Europe’s Just Eat Takeaway.com NV has agreed to acquire US-based Grubhub Inc for US$7.3 billion, in a deal that would create one of the world’s largest meal-delivery companies as the COVID-19 pandemic drives a surge in orders.
Amsterdam-based Just Eat Takeaway said it would pay US$75.15 per share for Grubhub in an all-stock deal.
The deal sidelines Uber Technologies Inc, which had been in acquisition talks with Grubhub for months. Political pressure raised questions about whether US regulators would approve such a deal.
Photo: AFP
Grubhub is to launch Just Eat Takeaway into the US market, broadening its already-global reach that includes Australia, Brazil and Canada, in addition to its home base in Europe.
Jitse Groen, the Dutch billionaire who created Takeaway in 2000 in his university dorm room, has been looking to expand aggressively over the last year.
Less than two months ago, Takeaway received antitrust clearance from the UK for its US$8 billion acquisition of Just Eat.
Grubhub chief executive Matt Maloney helped start the company in 2004. He first met Groen and Maloney a few years later. They describe one another as kindred spirits.
“We have the same company on different continents,” Maloney said in an interview on Wednesday. “There’s this mutual cosmic alignment.”

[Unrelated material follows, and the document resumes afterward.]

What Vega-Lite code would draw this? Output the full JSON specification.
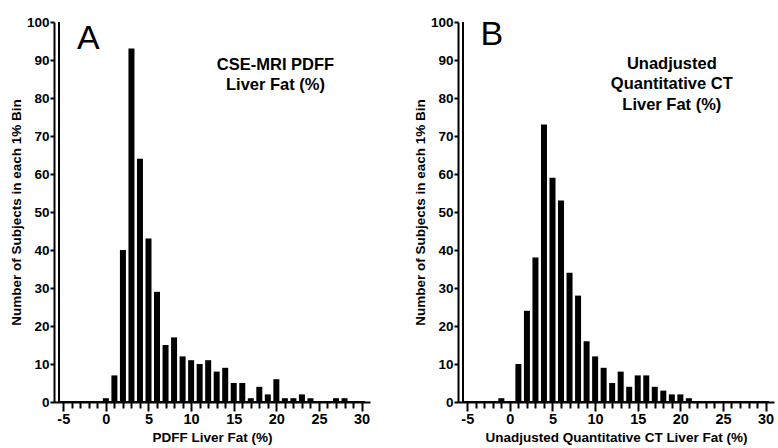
{
  "$schema": "https://vega.github.io/schema/vega-lite/v6.json",
  "padding": {"left": 8, "top": 14, "right": 2, "bottom": 0},
  "spacing": 41,
  "config": {
    "view": {"stroke": "transparent"},
    "font": "Liberation Sans"
  },
  "datasets": {
    "pdff": [
      {"pct": 0, "count": 1}, {"pct": 1, "count": 7}, {"pct": 2, "count": 40}, {"pct": 3, "count": 93},
      {"pct": 4, "count": 64}, {"pct": 5, "count": 43}, {"pct": 6, "count": 29}, {"pct": 7, "count": 15},
      {"pct": 8, "count": 17}, {"pct": 9, "count": 12}, {"pct": 10, "count": 11}, {"pct": 11, "count": 10},
      {"pct": 12, "count": 11}, {"pct": 13, "count": 8}, {"pct": 14, "count": 9}, {"pct": 15, "count": 5},
      {"pct": 16, "count": 5}, {"pct": 17, "count": 1}, {"pct": 18, "count": 4}, {"pct": 19, "count": 2},
      {"pct": 20, "count": 6}, {"pct": 21, "count": 1}, {"pct": 22, "count": 1}, {"pct": 23, "count": 2},
      {"pct": 24, "count": 1}, {"pct": 27, "count": 1}, {"pct": 28, "count": 1}
    ],
    "ct": [
      {"pct": -1, "count": 1}, {"pct": 1, "count": 10}, {"pct": 2, "count": 24}, {"pct": 3, "count": 38},
      {"pct": 4, "count": 73}, {"pct": 5, "count": 59}, {"pct": 6, "count": 53}, {"pct": 7, "count": 34},
      {"pct": 8, "count": 28}, {"pct": 9, "count": 16}, {"pct": 10, "count": 12}, {"pct": 11, "count": 9},
      {"pct": 12, "count": 5}, {"pct": 13, "count": 8}, {"pct": 14, "count": 4}, {"pct": 15, "count": 7},
      {"pct": 16, "count": 7}, {"pct": 17, "count": 4}, {"pct": 18, "count": 3}, {"pct": 19, "count": 2},
      {"pct": 20, "count": 2}, {"pct": 21, "count": 1}
    ],
    "one": [{}],
    "letterA": [{"pct": -2.05, "count": 93, "label": "A"}],
    "titleA": [{"pct": 19.9, "count": 87.3, "label": "CSE-MRI PDFF\nLiver Fat (%)"}],
    "letterB": [{"pct": -2.13, "count": 93.9, "label": "B"}],
    "titleB": [{"pct": 19.0, "count": 87.75, "label": "Unadjusted\nQuantitative CT\nLiver Fat (%)"}]
  },
  "hconcat": [
    {
      "width": 316, "height": 380,
      "resolve": {"axis": {"x": "independent", "y": "independent"}},
      "layer": [
        {
          "data": {"name": "pdff"},
          "mark": {"type": "bar", "color": "black", "size": 6},
          "encoding": {
            "x": {"field": "pct", "type": "quantitative",
              "scale": {"domain": [-5.5, 30.4], "nice": false, "zero": false},
              "axis": {"title": "PDFF Liver Fat (%)", "orient": "bottom", "grid": false, "zindex": 1,
                "domainColor": "#000000", "domainWidth": 2, "tickColor": "#000000", "tickWidth": 2,
                "labelColor": "#000000", "titleColor": "#000000", "labelFontWeight": "bold", "titleFontWeight": "bold",
                "labelFontSize": 14.5, "titleFontSize": 13.5, "labelOverlap": false,
                "values": [-5, 0, 5, 10, 15, 20, 25, 30],
                "labelExpr": "datum.value < 0 ? '-' + abs(datum.value) : '' + datum.value",
                "tickSize": 9, "labelPadding": 1, "titlePadding": 5}},
            "y": {"field": "count", "type": "quantitative",
              "scale": {"domain": [0, 100], "nice": false},
              "axis": {"title": "Number of Subjects in each 1% Bin", "orient": "left", "grid": false, "zindex": 1,
                "domainColor": "#000000", "domainWidth": 2, "tickColor": "#000000", "tickWidth": 2,
                "labelColor": "#000000", "titleColor": "#000000", "labelFontWeight": "bold", "titleFontWeight": "bold",
                "labelFontSize": 13.5, "titleFontSize": 13.5, "labelOverlap": false,
                "values": [0, 10, 20, 30, 40, 50, 60, 70, 80, 90, 100],
                "tickSize": 4, "labelPadding": 1, "titlePadding": 3}}
          }
        },
        {
          "data": {"name": "one"},
          "mark": {"type": "rule", "color": "black", "strokeWidth": 2},
          "encoding": {
            "x": {"datum": -5.5, "type": "quantitative", "axis": null},
            "y": {"datum": 0, "type": "quantitative", "axis": null},
            "y2": {"datum": 100}
          }
        },
        {
          "data": {"name": "one"},
          "mark": {"type": "rule", "color": "black", "strokeWidth": 2},
          "encoding": {
            "x": {"datum": -5.5, "type": "quantitative", "axis": null},
            "x2": {"datum": 30.4},
            "y": {"datum": 0, "type": "quantitative", "axis": null}
          }
        },
        {
          "data": {"name": "letterA"},
          "mark": {"type": "text", "fontSize": 34, "align": "center", "baseline": "alphabetic", "color": "black"},
          "encoding": {
            "x": {"field": "pct", "type": "quantitative",
              "scale": {"domain": [-5.5, 30.4], "nice": false, "zero": false},
              "axis": {"title": null, "orient": "bottom", "domain": false, "labels": false, "grid": false, "zindex": 1,
                "tickColor": "#000000", "tickWidth": 2,
                "values": [-4, -3, -2, -1, 1, 2, 3, 4, 6, 7, 8, 9, 11, 12, 13, 14, 16, 17, 18, 19, 21, 22, 23, 24, 26, 27, 28, 29],
                "tickSize": 6}},
            "y": {"field": "count", "type": "quantitative", "axis": null},
            "text": {"field": "label"}
          }
        },
        {
          "data": {"name": "titleA"},
          "mark": {"type": "text", "fontSize": 16.5, "fontWeight": "bold", "align": "center", "baseline": "alphabetic", "lineBreak": "\n", "lineHeight": 20, "color": "black"},
          "encoding": {
            "x": {"field": "pct", "type": "quantitative", "axis": null},
            "y": {"field": "count", "type": "quantitative", "axis": null},
            "text": {"field": "label"}
          }
        }
      ]
    },
    {
      "width": 316, "height": 380,
      "resolve": {"axis": {"x": "independent", "y": "independent"}},
      "layer": [
        {
          "data": {"name": "ct"},
          "mark": {"type": "bar", "color": "black", "size": 6},
          "encoding": {
            "x": {"field": "pct", "type": "quantitative",
              "scale": {"domain": [-5.5, 30.4], "nice": false, "zero": false},
              "axis": {"title": "Unadjusted Quantitative CT Liver Fat (%)", "orient": "bottom", "grid": false, "zindex": 1,
                "domainColor": "#000000", "domainWidth": 2, "tickColor": "#000000", "tickWidth": 2,
                "labelColor": "#000000", "titleColor": "#000000", "labelFontWeight": "bold", "titleFontWeight": "bold",
                "labelFontSize": 14.5, "titleFontSize": 13.5, "labelOverlap": false,
                "values": [-5, 0, 5, 10, 15, 20, 25, 30],
                "labelExpr": "datum.value < 0 ? '-' + abs(datum.value) : '' + datum.value",
                "tickSize": 9, "labelPadding": 1, "titlePadding": 5}},
            "y": {"field": "count", "type": "quantitative",
              "scale": {"domain": [0, 100], "nice": false},
              "axis": {"title": "Number of Subjects in each 1% Bin", "orient": "left", "grid": false, "zindex": 1,
                "domainColor": "#000000", "domainWidth": 2, "tickColor": "#000000", "tickWidth": 2,
                "labelColor": "#000000", "titleColor": "#000000", "labelFontWeight": "bold", "titleFontWeight": "bold",
                "labelFontSize": 13.5, "titleFontSize": 13.5, "labelOverlap": false,
                "values": [0, 10, 20, 30, 40, 50, 60, 70, 80, 90, 100],
                "tickSize": 4, "labelPadding": 1, "titlePadding": 3}}
          }
        },
        {
          "data": {"name": "one"},
          "mark": {"type": "rule", "color": "black", "strokeWidth": 2},
          "encoding": {
            "x": {"datum": -5.5, "type": "quantitative", "axis": null},
            "y": {"datum": 0, "type": "quantitative", "axis": null},
            "y2": {"datum": 100}
          }
        },
        {
          "data": {"name": "one"},
          "mark": {"type": "rule", "color": "black", "strokeWidth": 2},
          "encoding": {
            "x": {"datum": -5.5, "type": "quantitative", "axis": null},
            "x2": {"datum": 30.4},
            "y": {"datum": 0, "type": "quantitative", "axis": null}
          }
        },
        {
          "data": {"name": "letterB"},
          "mark": {"type": "text", "fontSize": 34, "align": "center", "baseline": "alphabetic", "color": "black"},
          "encoding": {
            "x": {"field": "pct", "type": "quantitative",
              "scale": {"domain": [-5.5, 30.4], "nice": false, "zero": false},
              "axis": {"title": null, "orient": "bottom", "domain": false, "labels": false, "grid": false, "zindex": 1,
                "tickColor": "#000000", "tickWidth": 2,
                "values": [-4, -3, -2, -1, 1, 2, 3, 4, 6, 7, 8, 9, 11, 12, 13, 14, 16, 17, 18, 19, 21, 22, 23, 24, 26, 27, 28, 29],
                "tickSize": 6}},
            "y": {"field": "count", "type": "quantitative", "axis": null},
            "text": {"field": "label"}
          }
        },
        {
          "data": {"name": "titleB"},
          "mark": {"type": "text", "fontSize": 16.5, "fontWeight": "bold", "align": "center", "baseline": "alphabetic", "lineBreak": "\n", "lineHeight": 20.5, "color": "black"},
          "encoding": {
            "x": {"field": "pct", "type": "quantitative", "axis": null},
            "y": {"field": "count", "type": "quantitative", "axis": null},
            "text": {"field": "label"}
          }
        }
      ]
    }
  ]
}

In 2013, Maloney led a merger of Grubhub and Seamless to create what was then a dominant food delivery Web site, but the company has fallen far since then.
DoorDash Inc, the current leader in the US, and Uber have eaten up market share, leaving Grubhub with 23 percent as of the end of April, market research firm Second Measure said.
Food delivery was one of the few parts of the economy to benefit from the spread of COVID-19 this year, thanks to people spending more time at home.
Profit margins are tight or nonexistent in food delivery due to stiff competition to sign the most popular restaurants and add customers.
Gross food sales for Grubhub rose 8 percent to US$1.6 billion in the first quarter, and it reported a net loss of about US$33 million.
Uber’s gross bookings for food delivery increased 52 percent to US$4.68 billion in the same period, but the division’s loss also rose.
Analysts have long said the unprofitable model in food delivery is unsustainable and expected consolidation.
Grubhub’s largest shareholder, Caledonia Investments PLC, expressed support for the sale.
“This was timed really well with Grubhub at a depressed price,” said Will Vicars, cochief investment officer at the Sydney-based firm, which also owns shares in the acquirer. “It gives Just Eat Takeaway another important profit pool, and they have shown they can win against Uber in markets like Germany and the Netherlands.”
For Uber, losing the deal is a blow to the company’s plan to increase revenue and eventually turn a profit from food delivery. That strategy was especially urgent with the pandemic lifting food delivery, while decimating Uber’s main business of ride-hailing.
The firm has cut jobs and side businesses as a result. It was relying on deals to achieve a top position in the markets where it operates.
In an e-mailed statement, a spokesman for Uber said the company believes the industry needs consolidation, but that it is not interested in “doing any deal, at any price, with any player.”
Just Eat Takeaway said Maloney would join the board and run the North America business.
“Matt and I are the two remaining food delivery veterans in the sector, having started our respective businesses at the turn of the century, albeit on two different continents,” Groen said in a statement. “Both of us have a firm belief that only businesses with high-quality and profitable growth will sustain in our sector.”